For 2002 Sentry Key theft deterrent system (an engine immobilizer) is standard on Caravan SE, while optional power adjustable pedals are now available

The test Caravan included option package “D” which, for $800 added cruise control, height-adjustable steering column, power, heated foldaway side mirrors, power windows and door locks, additional interior lighting and a roof rack. This Caravan also had an AM/FM stereo with in-dash single CD player and six speakers, a $255 option. A cassette player and four speakers are standard.

Total list price including options, transportation and excise tax brought the MSRP to $27,540. Provincial sales tax and GST would boost the final tab to $31,670 – by no means an insignificant amount – but an expense that could be made more palatable by the 0% financing or $1500 cash back that DaimlerChrysler is currently offering.
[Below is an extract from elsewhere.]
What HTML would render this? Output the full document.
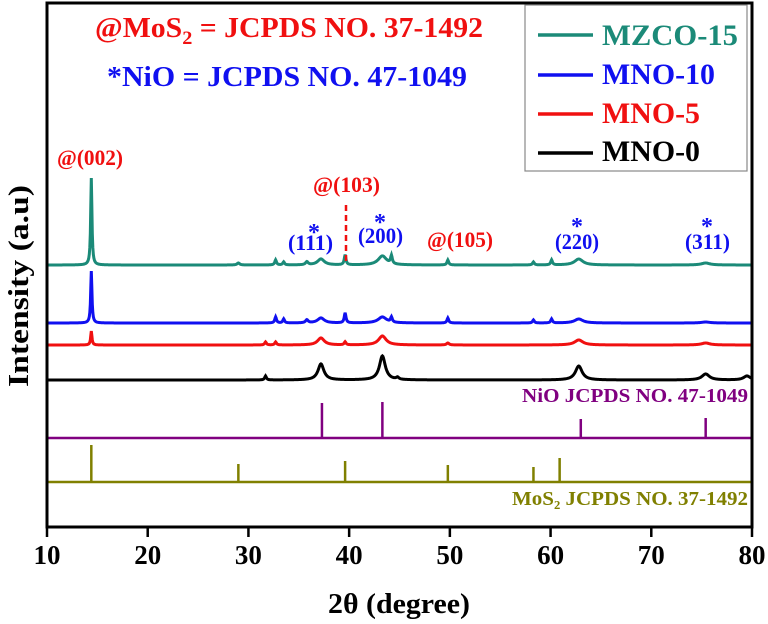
<!DOCTYPE html>
<html><head><meta charset="utf-8"><style>
html,body{margin:0;padding:0;background:#fff;}
svg{display:block;}
text{font-family:"Liberation Serif",serif;font-weight:bold;}
</style></head><body>
<svg id="chart" width="768" height="624" viewBox="0 0 768 624">
<g id="traces"></g>
<g id="refs"></g>
<rect x="47" y="3" width="705" height="524" fill="none" stroke="#000" stroke-width="3"/>
<g id="xticks"></g>
<text x="328" y="613" font-size="29" textLength="142" lengthAdjust="spacingAndGlyphs">2θ (degree)</text>
<text transform="translate(28,387) rotate(-90)" font-size="29" textLength="202" lengthAdjust="spacingAndGlyphs">Intensity (a.u)</text>
<text x="95" y="37" font-size="28" fill="#f01010" textLength="388" lengthAdjust="spacingAndGlyphs">@MoS<tspan font-size="19" dy="7">2</tspan><tspan dy="-7"> = JCPDS NO. 37-1492</tspan></text>
<text x="107" y="86" font-size="28" fill="#1010f0" textLength="360" lengthAdjust="spacingAndGlyphs">*NiO = JCPDS NO. 47-1049</text>
<g>
<rect x="525" y="5" width="222" height="166" fill="#fff" stroke="#888" stroke-width="1.2"/>
<line x1="538" y1="35" x2="593" y2="35" stroke="#1b8a78" stroke-width="3.5"/>
<text x="602" y="45" font-size="30" fill="#1b8a78" textLength="136" lengthAdjust="spacingAndGlyphs">MZCO-15</text>
<line x1="538" y1="75" x2="593" y2="75" stroke="#1010f0" stroke-width="3.5"/>
<text x="602" y="84" font-size="30" fill="#1010f0" textLength="113" lengthAdjust="spacingAndGlyphs">MNO-10</text>
<line x1="538" y1="114" x2="593" y2="114" stroke="#f01010" stroke-width="3.5"/>
<text x="602" y="123" font-size="30" fill="#f01010" textLength="98" lengthAdjust="spacingAndGlyphs">MNO-5</text>
<line x1="538" y1="153" x2="593" y2="153" stroke="#000" stroke-width="3.5"/>
<text x="602" y="161" font-size="30" fill="#000" textLength="98" lengthAdjust="spacingAndGlyphs">MNO-0</text>
</g>
<g>
<text x="57" y="165" font-size="22" fill="#f01010" textLength="66" lengthAdjust="spacingAndGlyphs">@(002)</text>
<text x="313" y="192" font-size="22" fill="#f01010" textLength="67" lengthAdjust="spacingAndGlyphs">@(103)</text>
<line x1="346" y1="205" x2="346" y2="262" stroke="#f01010" stroke-width="2.5" stroke-dasharray="6,4"/>
<text x="288" y="250" font-size="22" fill="#1010f0" textLength="45" lengthAdjust="spacingAndGlyphs">(111)</text>
<text x="308" y="240" font-size="24" fill="#1010f0">*</text>
<text x="358" y="243" font-size="22" fill="#1010f0" textLength="45" lengthAdjust="spacingAndGlyphs">(200)</text>
<text x="374" y="230" font-size="24" fill="#1010f0">*</text>
<text x="427" y="247" font-size="22" fill="#f01010" textLength="66" lengthAdjust="spacingAndGlyphs">@(105)</text>
<text x="555" y="249" font-size="22" fill="#1010f0" textLength="44" lengthAdjust="spacingAndGlyphs">(220)</text>
<text x="571" y="234" font-size="24" fill="#1010f0">*</text>
<text x="685" y="249" font-size="22" fill="#1010f0" textLength="45" lengthAdjust="spacingAndGlyphs">(311)</text>
<text x="701" y="234" font-size="24" fill="#1010f0">*</text>
<text x="522" y="402" font-size="20" fill="#800080" textLength="226" lengthAdjust="spacingAndGlyphs">NiO JCPDS NO. 47-1049</text>
<text x="512" y="505" font-size="20" fill="#808000" textLength="236" lengthAdjust="spacingAndGlyphs">MoS₂ JCPDS NO. 37-1492</text>
</g>
</svg>
<script>
const xTicks=[10,20,30,40,50,60,70,80];
// peaks: [2theta, height in px, width in degrees]
const mzcoPeaks=[[14.4,87,0.15],[29,2,0.3],[32.7,5,0.2],[33.5,3,0.2],[35.8,3,0.3],[37.2,6,0.8],[39.6,10,0.2],[43.3,9,1.0],[44.2,8,0.2],[49.8,5,0.2],[58.3,3,0.2],[60.1,5,0.2],[62.8,6,1.0],[75.4,2,1.0]];
const mno10Peaks=[[14.4,52,0.15],[32.7,6,0.2],[33.5,4,0.2],[35.8,3,0.3],[37.2,5,0.8],[39.6,10,0.2],[43.3,6,1.0],[44.2,5,0.2],[49.8,5,0.2],[58.3,3,0.2],[60.1,4,0.2],[62.8,4,1.0],[75.4,1,1.0]];
const mno5Peaks=[[14.4,14,0.15],[31.7,3,0.2],[32.7,3,0.2],[37.2,7,0.8],[39.6,3,0.2],[43.3,9,0.9],[49.8,2,0.3],[62.8,5,1.0],[75.4,2,1.0]];
const mno0Peaks=[[31.7,4,0.2],[37.2,16,0.7],[43.3,24,0.7],[44.8,2,0.3],[62.8,14,0.8],[75.4,6,0.9],[79.5,4,0.8]];
const seriesBase=[265,323,345,380];
const seriesColors=["#1b8a78","#1010f0","#f01010","#000"];
const seriesNames=["trace-mzco15","trace-mno10","trace-mno5","trace-mno0"];
const nioPos=[37.3,43.3,63.0,75.4];
const nioHt=[35,36,19,20];
const mos2Pos=[14.4,29.0,39.6,49.8,58.3,60.9];
const mos2Ht=[37,18,21,17,15,24];
const X0=10,X1=80,PX0=47,PX1=752;
function xs(v){return PX0+(v-X0)/(X1-X0)*(PX1-PX0);}
const NS="http://www.w3.org/2000/svg";
const tr=document.getElementById('traces');
const allPeaks=[mzcoPeaks,mno10Peaks,mno5Peaks,mno0Peaks];
allPeaks.forEach((pk,i)=>{
  let d="";
  for(let t=10;t<=80.001;t+=0.05){
    let y=0;
    pk.forEach(p=>{const u=(t-p[0])/(p[2]/2);y+=p[1]/(1+u*u);});
    d+=(d?"L":"M")+xs(t).toFixed(2)+","+(seriesBase[i]-y).toFixed(2);
  }
  const el=document.createElementNS(NS,'path');
  el.setAttribute('d',d);el.setAttribute('fill','none');
  el.setAttribute('stroke',seriesColors[i]);el.setAttribute('stroke-width','3');
  
  
  tr.appendChild(el);
});
const rf=document.getElementById('refs');
function refPattern(pos,ht,base,color,name){
  const bl=document.createElementNS(NS,'line');
  bl.setAttribute('x1',xs(10));bl.setAttribute('x2',xs(80));bl.setAttribute('y1',base);bl.setAttribute('y2',base);
  bl.setAttribute('stroke',color);bl.setAttribute('stroke-width','2.5');
  
  
  rf.appendChild(bl);
  pos.forEach((p,k)=>{
    const l=document.createElementNS(NS,'line');
    l.setAttribute('x1',xs(p));l.setAttribute('x2',xs(p));l.setAttribute('y1',base);l.setAttribute('y2',base-ht[k]);
    l.setAttribute('stroke',color);l.setAttribute('stroke-width','2.5');
    
    
    rf.appendChild(l);
  });
}
refPattern(nioPos,nioHt,438,"#800080","nio-reference");
refPattern(mos2Pos,mos2Ht,482,"#808000","mos2-reference");
const xt=document.getElementById('xticks');
xTicks.forEach(v=>{
  const l=document.createElementNS(NS,'line');
  l.setAttribute('x1',xs(v));l.setAttribute('x2',xs(v));l.setAttribute('y1',527);l.setAttribute('y2',537);
  l.setAttribute('stroke','#000');l.setAttribute('stroke-width','2.5');
  
  
  xt.appendChild(l);
  const t=document.createElementNS(NS,'text');
  t.setAttribute('x',xs(v));t.setAttribute('y',564);t.setAttribute('font-size','27');t.setAttribute('text-anchor','middle');
  t.textContent=v;
  
  
  xt.appendChild(t);
});
</script>
</body></html>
With some hard nosed bargaining, expect to pay an on the road price of $29,200 to $29,700 for a similarly equipped van, unless you opt for the financing package.

You will pay more if you want side air bags ($650), anti-lock brakes ($570), power-adjustable pedals ($275) or, for towing, heavy duty engine cooling ($265), all of which are available options.

Although it is the same height and width as the Grand Caravan, the Caravan is 290 mm (16.4 in.) shorter. Driver and front passenger are unaffected by the difference – leg room, head room, hip and shoulder room are exactly the same for both the Caravan and it’s extended wheelbase sibling. But rear passengers will have to make do with 64 mm (2.5 in.) less leg room in the second row seats and 147 mm (5.8 in.) less leg room for third seat passengers.

What this means is that the Caravan is a nice roomy vehicle for driver and passenger, but if you regularly carry teenagers or adults, it would be better to consider a Grand Caravan or put up with a bit of complaining.

Of course, cargo carrying capacity is also affected. The Caravan has 144 litres (5.1 cu. ft.) less space behind the rear seat than the Grand Caravan. The 428 litres of space (15.1 cu. ft.) will do fine for carrying home groceries – there are hooks on the seat backs to hang the bags – but if you plan to do any camping, you will need that roof rack.

For additional cargo space, both the second and third row seats are removable. The process is quite simple, but the seats are awkward and not really a one person job.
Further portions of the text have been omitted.